WHAT IS EXPECTED → The data below should be printed in full, exactly, and without any of its images.
%%
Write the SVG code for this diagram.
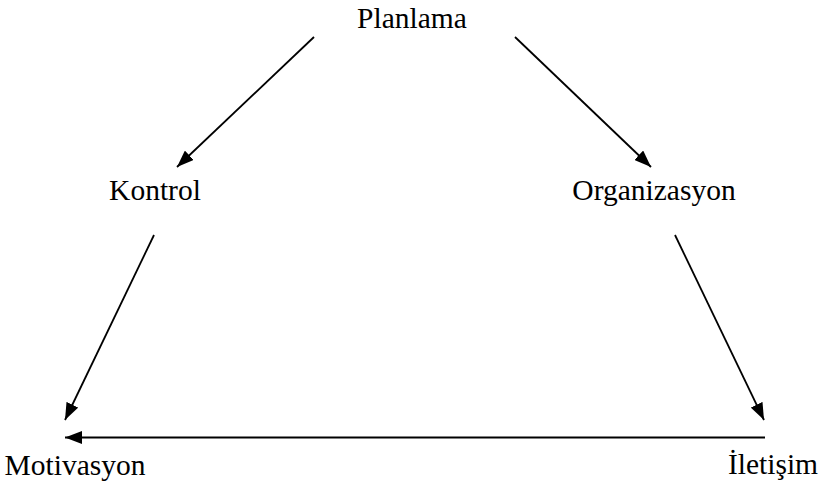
<svg xmlns="http://www.w3.org/2000/svg" width="819" height="489" viewBox="0 0 819 489">
<style>
text{font-family:"Liberation Serif","Times New Roman",serif;font-size:29.5px;fill:#000;text-anchor:middle}
.c line{stroke:#000;stroke-width:1.8;fill:none}
</style>
<defs>
<marker id="ah" viewBox="0 0 17 13" refX="17" refY="6.5" markerWidth="17" markerHeight="13" markerUnits="userSpaceOnUse" orient="auto">
<path d="M0,0 L17,6.5 L0,13 z" fill="#000"/>
</marker>
</defs>
<rect width="819" height="489" fill="#fff"/>
<g id="planlama"><text x="412" y="28">Planlama</text></g>
<g id="kontrol"><text x="155" y="200">Kontrol</text></g>
<g id="organizasyon"><text x="654" y="200">Organizasyon</text></g>
<g id="motivasyon"><text x="75" y="475">Motivasyon</text></g>
<g id="iletisim"><text x="773" y="474">İletişim</text></g>
<g class="c" id="connectors">
<line x1="314" y1="37" x2="177" y2="167" marker-end="url(#ah)"/>
<line x1="515" y1="37" x2="651" y2="167" marker-end="url(#ah)"/>
<line x1="154" y1="235" x2="65" y2="420" marker-end="url(#ah)"/>
<line x1="675" y1="235" x2="764" y2="420" marker-end="url(#ah)"/>
<line x1="765" y1="437.5" x2="65" y2="437.5" marker-end="url(#ah)"/>
</g>
</svg>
%%
RESULT FOR THIS TASK →
Write the SVG code for this diagram.
<svg xmlns="http://www.w3.org/2000/svg" width="819" height="489" viewBox="0 0 819 489">
<style>
text{font-family:"Liberation Serif","Times New Roman",serif;font-size:29.5px;fill:#000;text-anchor:middle}
.c line{stroke:#000;stroke-width:1.8;fill:none}
</style>
<defs>
<marker id="ah" viewBox="0 0 17 13" refX="17" refY="6.5" markerWidth="17" markerHeight="13" markerUnits="userSpaceOnUse" orient="auto">
<path d="M0,0 L17,6.5 L0,13 z" fill="#000"/>
</marker>
</defs>
<rect width="819" height="489" fill="#fff"/>
<g id="planlama"><text x="412" y="28">Planlama</text></g>
<g id="kontrol"><text x="155" y="200">Kontrol</text></g>
<g id="organizasyon"><text x="654" y="200">Organizasyon</text></g>
<g id="motivasyon"><text x="75" y="475">Motivasyon</text></g>
<g id="iletisim"><text x="773" y="474">İletişim</text></g>
<g class="c" id="connectors">
<line x1="314" y1="37" x2="177" y2="167" marker-end="url(#ah)"/>
<line x1="515" y1="37" x2="651" y2="167" marker-end="url(#ah)"/>
<line x1="154" y1="235" x2="65" y2="420" marker-end="url(#ah)"/>
<line x1="675" y1="235" x2="764" y2="420" marker-end="url(#ah)"/>
<line x1="765" y1="437.5" x2="65" y2="437.5" marker-end="url(#ah)"/>
</g>
</svg>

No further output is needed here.